Ces idéaux sont exprimés avec lyrisme, sans aucun dogmatisme idéologique, et ce lyrisme est imbu d’un romantisme chaleureux et d’une joie de vivre qui sont la marque essentielle du film, comme des autres films de Sun Yu de la même période. C’est d’ailleurs ce qui lui a valu d’être sévèrement critiqué : il fut accusé d’être « empoisonné » à cause de son humanisme sentimental et son individualisme excessif.

 

Quoi qu’il en soit, c’est cette chaleur humaine pleine de poésie qui fait tout le charme du film,

soutenue par le rythme imparti par la caméra et un montage nerveux (1), et transmise par des interprètes exceptionnels qui vont jusqu’à l’incarner physiquement.

 

Romantisme incarné par les interprètes

 

« La Rose sauvage » est interprété par quatre acteurs fétiches et amis de Sun Yu.

 

Commençons par les deux rôles secondaires du peintre de réclames publicitaires, Xiao Li, et du vendeur de journaux, Xiao Qiang.
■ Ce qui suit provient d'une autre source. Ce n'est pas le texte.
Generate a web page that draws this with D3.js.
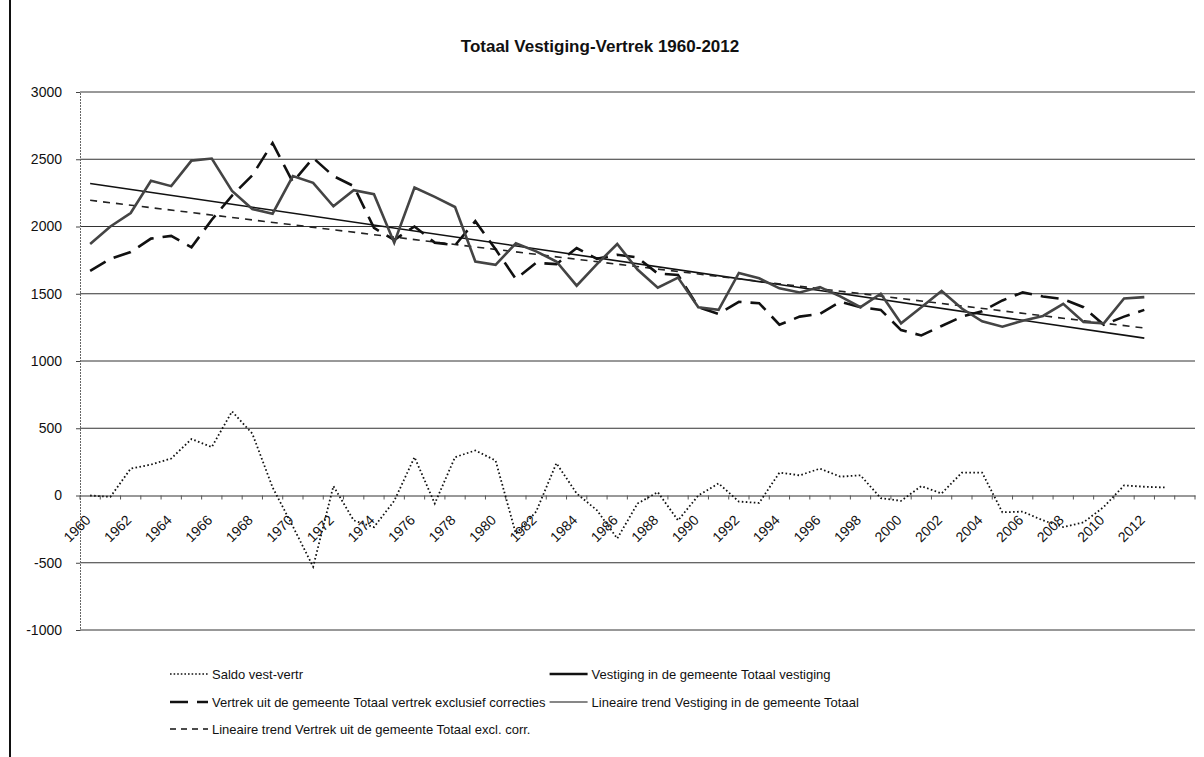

Le premier est interprété par Zheng Junli (郑君里), qui était alors acteur sous contrat à la Lianhua avant de passer à la réalisation ; le second est joué par Han Langen (韩兰根), acteur comique au visage très particulier que l’on retrouve dans presque tous les films de Sun Yu. (2)

 

Mais ce sont surtout les deux interprètes principaux qui sont devenus indissociables du film : l’acteur Jin Yan (金焰) et l’actrice Wang Renmei  (王人美). Il avait vingt ans, elle en avait dix-sept et venait d’une troupe de danse. Comme plus tard aussi Li Lili (黎莉莉), elle personnifie ici la pureté, le naturel et la vitalité des jeunes campagnardes : une rose sauvage. Elle a d’ailleurs des poses que l’on a comparées à celles de Silvana Mangano dans « Riz amer ».

 

Tous deux venaient de tourner « Two Stars of the Milky Way » qui les avait déjà consacrés comme une sorte de couple mythique ; après« La Rose sauvage », les deux amoureux à l’écran le devinrent dans la vie, et leur histoire fit le tour de Shanghai. Ils se marièrent le jour du Nouvel An 1934. Mais, alors que la guerre les avait réunis sur l’écran dans « La Rose sauvage », elle les sépara ensuite dans la vie.

 

 

Notes

(1) Sun Yu y fait aussi des innovations techniques, comme la conception d’une grue permettant des mouvements de caméra ascendants et descendants qui accentuent le dynamisme des images.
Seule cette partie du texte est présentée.